Bassin de travailleurs
Même s’ils ne s’entendent pas sur les causes de la pénurie de main-d’œuvre, l’économiste et le président du Conseil du patronat conviennent qu’il n’existe pas de remède universel au manque de personnel.
« Il y a plusieurs solutions, comme le maintien des travailleurs expérimentés sur le marché du travail, le virage numérique ou encore l’amélioration de la formation en entreprise, mais ce n’est pas un choix de menu », signale Karl Blackburn.
Selon le président du CPQ, il faut « élargir le bassin de travailleurs de toutes les façons possibles », notamment en revoyant à la hausse nos seuils d’immigration. Dans le milieu économique, le mot d’ordre est qu’il faudrait accueillir jusqu’à 100 000 nouveaux immigrants annuellement, alors que le gouvernement Legault chiffre à 50 000 la capacité d’intégration du Québec.
De leur côté, les libéraux ont déjà annoncé qu’ils ont l’intention d’accueillir 70 000 immigrants par année jusqu’à ce que les régions aient elles-mêmes cerné leurs besoins en la matière, dans l’optique de pallier l’augmentation du nombre de postes vacants.
Ce seuil est le même que celui qui a été déterminé par la CAQ pour l’année 2022, pour rattraper un retard accumulé pendant la pandémie. « Si on est capable d’intégrer ce nombre pour une année donnée, je ne vois pas pourquoi on ne pourrait pas le faire tout le temps », dit François Vincent de la FCEI.
Situation complexe
« Évidemment, l’immigration est une solution. Mais c’est une mesure d’une grande complexité, et le processus est très long avant de porter des fruits », nuance Pierre Fortin, qui laisse entendre que l’immigration sélective peut servir à régler des problèmes à l’échelle locale, mais que l’immigration de masse risquerait de faire augmenter à nouveau le chômage, entre autres.
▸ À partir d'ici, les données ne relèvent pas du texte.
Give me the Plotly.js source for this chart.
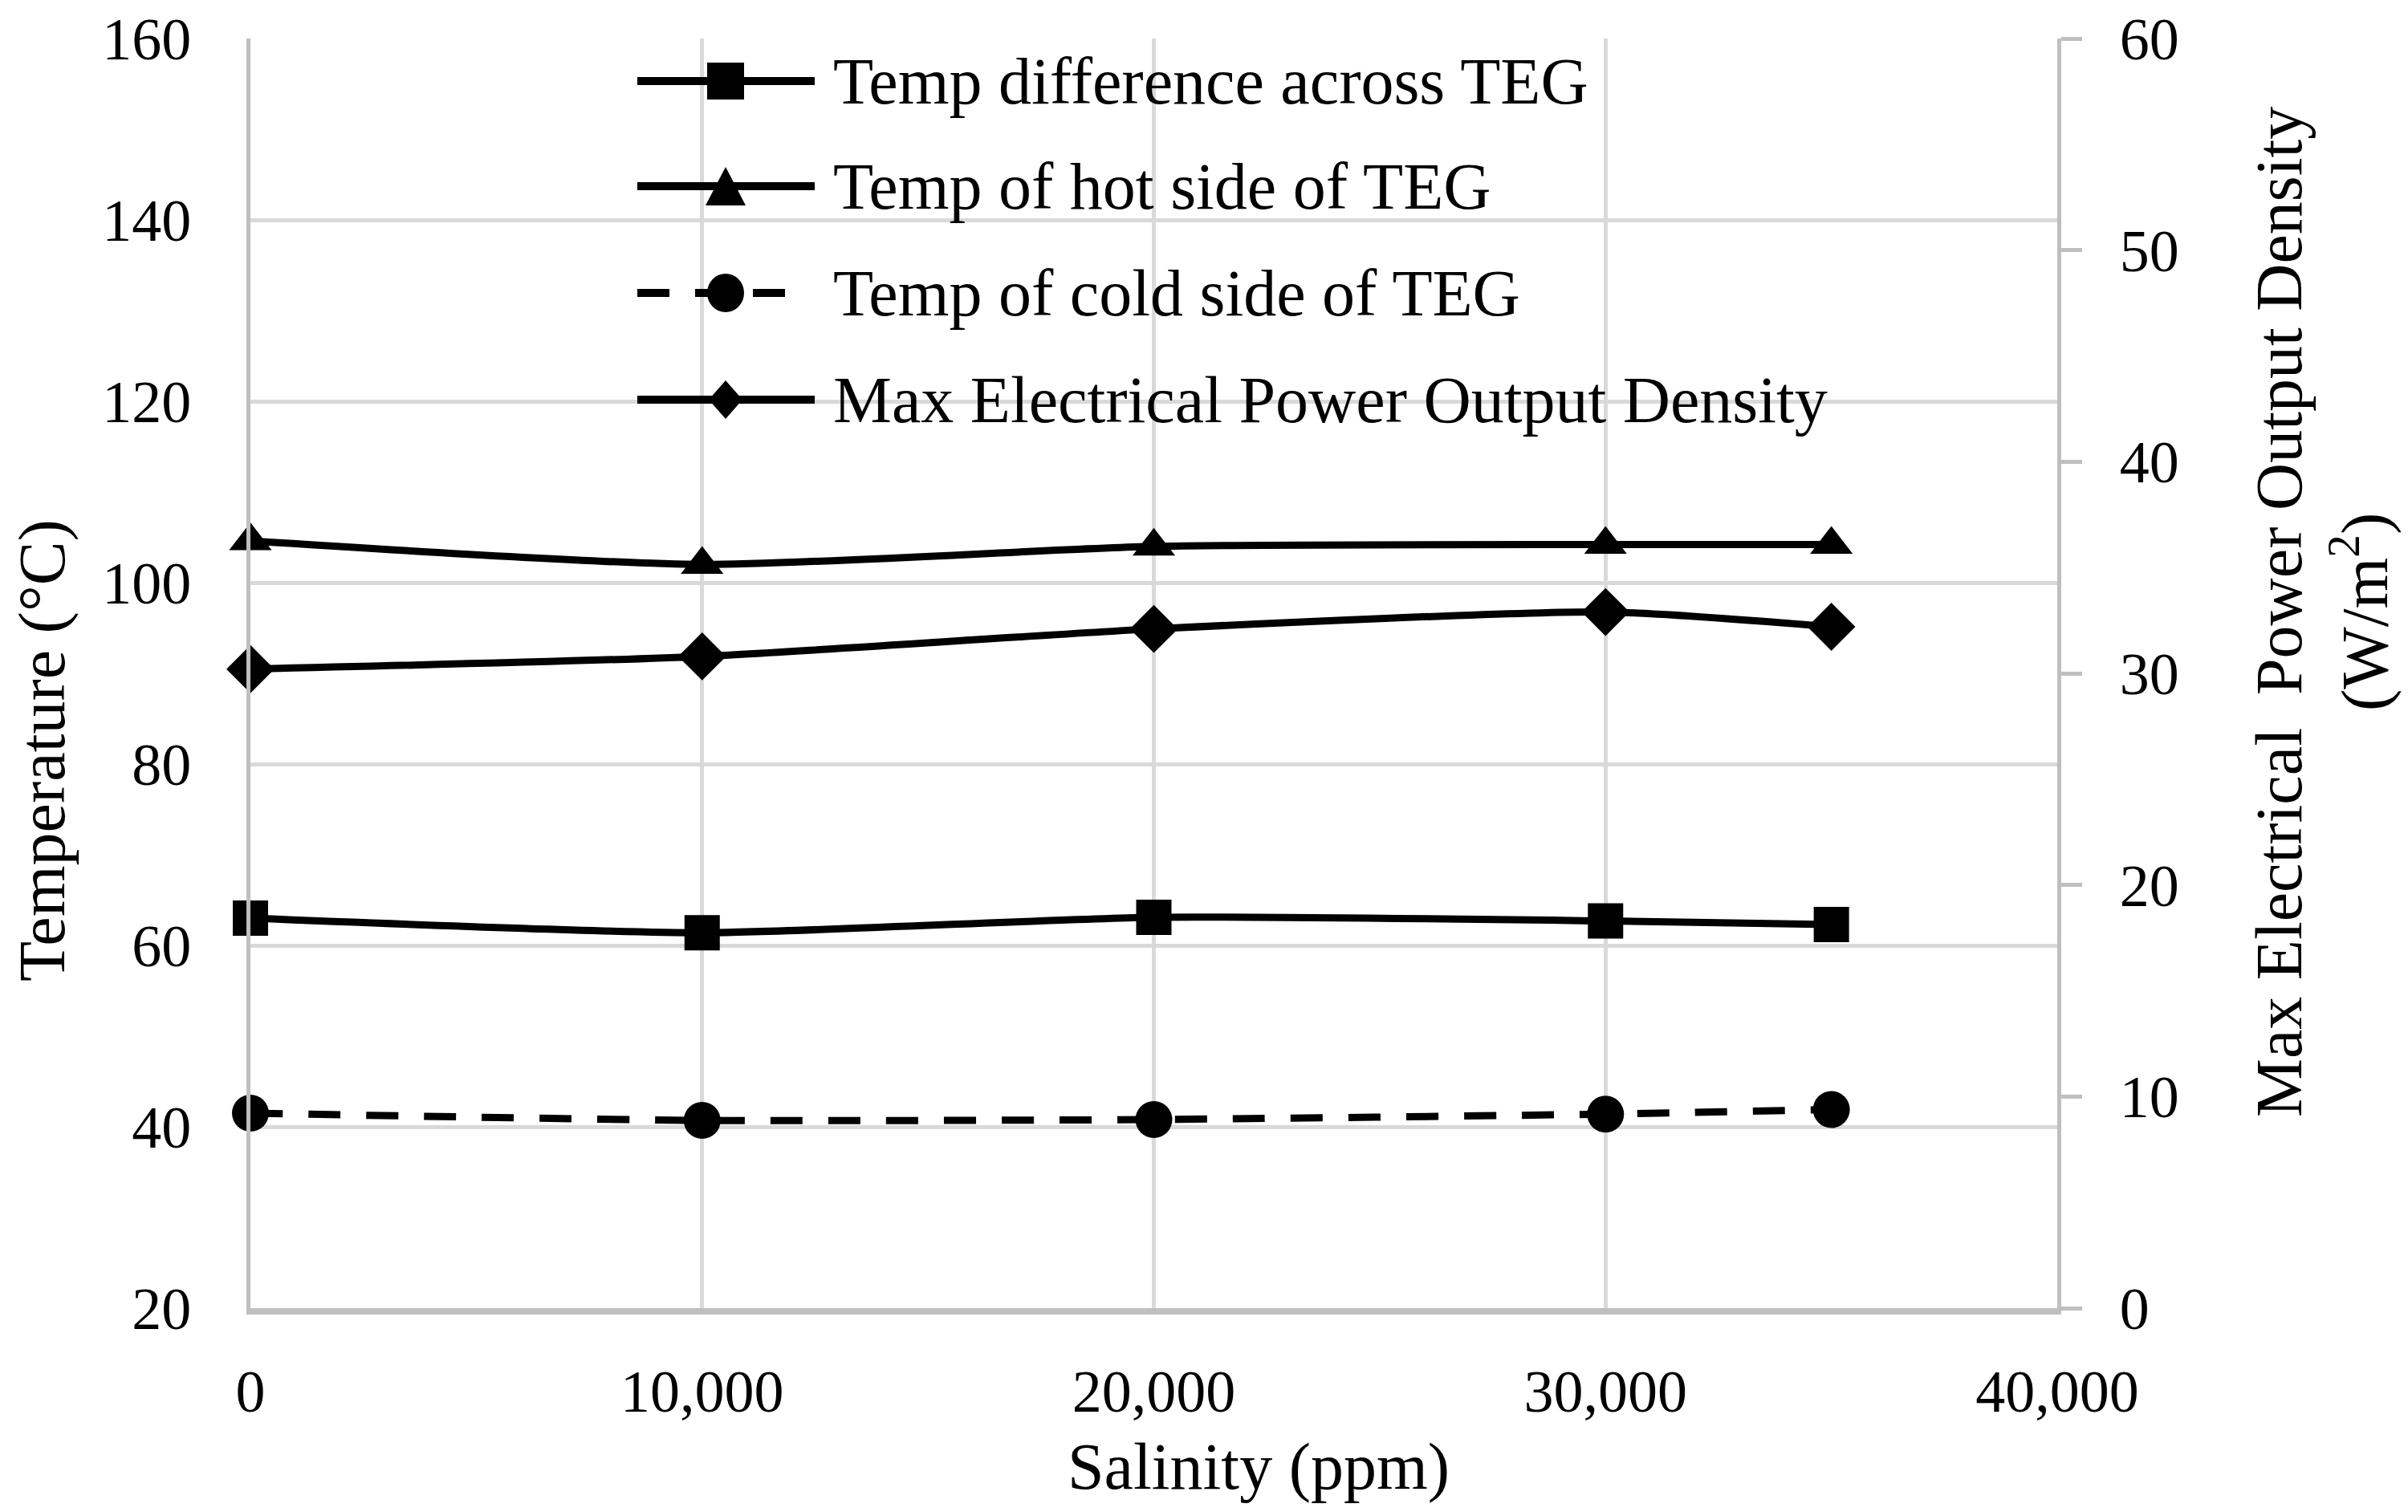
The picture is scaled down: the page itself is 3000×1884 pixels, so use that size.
<!DOCTYPE html>
<html>
<head>
<meta charset="utf-8">
<script src="https://cdn.plot.ly/plotly-3.0.1.min.js"></script>
<style>
  html, body { margin: 0; padding: 0; background: #ffffff; }
  #chart { width: 3000px; height: 1884px; }
</style>
</head>
<body>
<div id="chart"></div>
<script>
const salinity = [0, 10000, 20000, 30000, 35000];
const tempDiff = [63.0, 61.4, 63.1, 62.7, 62.3];
const tempHot = [104.6, 102.0, 104.0, 104.2, 104.2];
const tempCold = [41.5, 40.7, 40.8, 41.4, 41.9];
const powerDensity = [30.2, 30.8, 32.1, 32.9, 32.2];
const seriesNames = [
  'Temp difference across TEG',
  'Temp of hot side of TEG',
  'Temp of cold side of TEG',
  'Max Electrical Power Output Density',
];

const FONT = '"Liberation Serif", "DejaVu Serif", serif';
const GRID = '#d9d9d9';
const AXIS = '#bfbfbf';
const COLD_DASH = '40px,32px';

// plot area in page pixels, used to place the hand-drawn legend and titles
const M = { l: 312, r: 437, t: 48, b: 254 };
const PW = 3000 - M.l - M.r;
const PH = 1884 - M.t - M.b;
const px = v => (v - M.l) / PW;
const py = v => (1884 - M.b - v) / PH;

function series(name, y, symbol, opts = {}) {
  return {
    x: salinity, y, name, type: 'scatter', mode: 'lines+markers',
    line: { color: '#000000', width: 9, shape: 'spline', smoothing: 0.6, dash: opts.dash || 'solid' },
    marker: { color: '#000000', symbol, size: opts.size || 46 },
    yaxis: opts.yaxis || 'y',
    cliponaxis: false,
    showlegend: false,
  };
}

const traces = [
  series(seriesNames[0], tempDiff, 'square', { size: 44 }),
  series(seriesNames[1], tempHot, 'triangle-up'),
  series(seriesNames[2], tempCold, 'circle', { dash: COLD_DASH }),
  series(seriesNames[3], powerDensity, 'diamond', { yaxis: 'y2' }),
];

// legend drawn as shapes + annotations so the keys keep the long Excel look
const keyX0 = 794, keyX1 = 1015, keyMid = 904, textX = 1036;
const keyY = [101, 232, 365, 498];
const shapes = [];
const annotations = [];
const black = { fillcolor: '#000000', line: { width: 0 }, xref: 'paper', yref: 'paper' };

keyY.forEach((yc, i) => {
  const dashed = i === 2;
  shapes.push({
    type: 'line', xref: 'paper', yref: 'paper',
    x0: px(keyX0), x1: px(dashed ? 980 : keyX1), y0: py(yc), y1: py(yc),
    line: { color: '#000000', width: 10, dash: dashed ? COLD_DASH : 'solid' },
  });
  if (i === 0) {
    shapes.push({ type: 'rect', ...black, x0: px(keyMid - 23), x1: px(keyMid + 23), y0: py(yc + 23), y1: py(yc - 23) });
  } else if (i === 1) {
    shapes.push({ type: 'path', ...black,
      path: `M ${px(keyMid - 25)},${py(yc + 24)} L ${px(keyMid + 25)},${py(yc + 24)} L ${px(keyMid)},${py(yc - 24)} Z` });
  } else if (i === 2) {
    shapes.push({ type: 'circle', ...black, x0: px(keyMid - 23), x1: px(keyMid + 23), y0: py(yc + 24), y1: py(yc - 24) });
  } else {
    shapes.push({ type: 'path', ...black,
      path: `M ${px(keyMid - 21)},${py(yc)} L ${px(keyMid)},${py(yc - 24)} L ${px(keyMid + 21)},${py(yc)} L ${px(keyMid)},${py(yc + 24)} Z` });
  }
  annotations.push({
    text: seriesNames[i], xref: 'paper', yref: 'paper', x: px(textX), y: py(yc),
    xanchor: 'left', yanchor: 'middle', showarrow: false,
    font: { family: FONT, size: 82, color: '#000000' },
  });
});

// axis titles (Excel places them off-centre, so annotations instead of axis titles)
annotations.push(
  { text: 'Salinity (ppm)', xref: 'paper', yref: 'paper', x: px(1568), y: py(1828),
    xanchor: 'center', yanchor: 'middle', showarrow: false, font: { family: FONT, size: 82 } },
  { text: 'Temperature (°C)', xref: 'paper', yref: 'paper', x: px(53), y: py(935), textangle: -90,
    xanchor: 'center', yanchor: 'middle', showarrow: false, font: { family: FONT, size: 82 } },
  { text: 'Max Electrical  Power Output Density<br>(W/m<sup>2</sup>)', xref: 'paper', yref: 'paper',
    x: px(2893), y: py(763), textangle: -90,
    xanchor: 'center', yanchor: 'middle', showarrow: false, font: { family: FONT, size: 82 } },
);

const layout = {
  width: 3000,
  height: 1884,
  paper_bgcolor: '#ffffff',
  plot_bgcolor: '#ffffff',
  font: { family: FONT, size: 74, color: '#000000' },
  margin: M,
  showlegend: false,
  xaxis: {
    range: [0, 40000], dtick: 10000, tickformat: ',d',
    showgrid: true, gridcolor: GRID, gridwidth: 5,
    showline: true, linecolor: AXIS, linewidth: 8,
    zeroline: false, ticks: '', ticklabelstandoff: 32,
    tickfont: { family: FONT, size: 74 },
  },
  yaxis: {
    range: [20, 160], dtick: 20,
    showgrid: true, gridcolor: GRID, gridwidth: 5,
    showline: true, linecolor: AXIS, linewidth: 5,
    zeroline: false, ticks: '', ticklabelstandoff: 54,
    tickfont: { family: FONT, size: 74 },
  },
  yaxis2: {
    range: [0, 60], dtick: 10, overlaying: 'y', side: 'right',
    showgrid: false, zeroline: false,
    showline: true, linecolor: AXIS, linewidth: 5,
    ticks: 'outside', ticklen: 26, tickwidth: 5, tickcolor: AXIS,
    ticklabelstandoff: 32,
    tickfont: { family: FONT, size: 74 },
  },
  shapes,
  annotations,
};

Plotly.newPlot('chart', traces, layout, { displayModeBar: false, staticPlot: true });
</script>
</body>
</html>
« C’est comme peser sur une balloune : en mettant de la pression d’un côté, ça gonfle de l’autre bord », résume l’économiste.
LES PME SOUS PRESSION
- Selon les données les plus récentes de Statistique Canada, il y aurait 253 825 postes vacants dans la province de Québec, soit plus du double par rapport au quatrième trimestre de 2019 (126 730)
- Les secteurs de l’hébergement, de la construction et manufacturier sont les plus touchés par le manque de travailleurs
- 63 % des dirigeants de PME doivent travailler plus d’heures pour compenser le manque de main-d’œuvre
- 39 % des PME sont contraintes de refuser des ventes ou des contrats
- Selon 61 % des PME, le gouvernement ne comprend pas les impacts de la pénurie de main-d’œuvre sur les entreprises
Source : Fédération canadienne de l’entreprise indépendante
DES EMPLOYÉS HEUREUX... DANS CERTAINS DOMAINES
- De 2017 à 2021, le salaire moyen au Québec est passé de 24,85 $ de l’heure à 28,81 $.
- C’est dans le secteur des services publics que les salaires ont le plus augmenté pendant cette même période, passant d’une moyenne de 36,49 $ à 46,21 $ pour chaque heure travaillée.
- Dans les domaines de l’agriculture, du commerce de détail, de l’enseignement, et des services d’hébergement et de restauration, les salaires ont moins augmenté que dans les autres secteurs.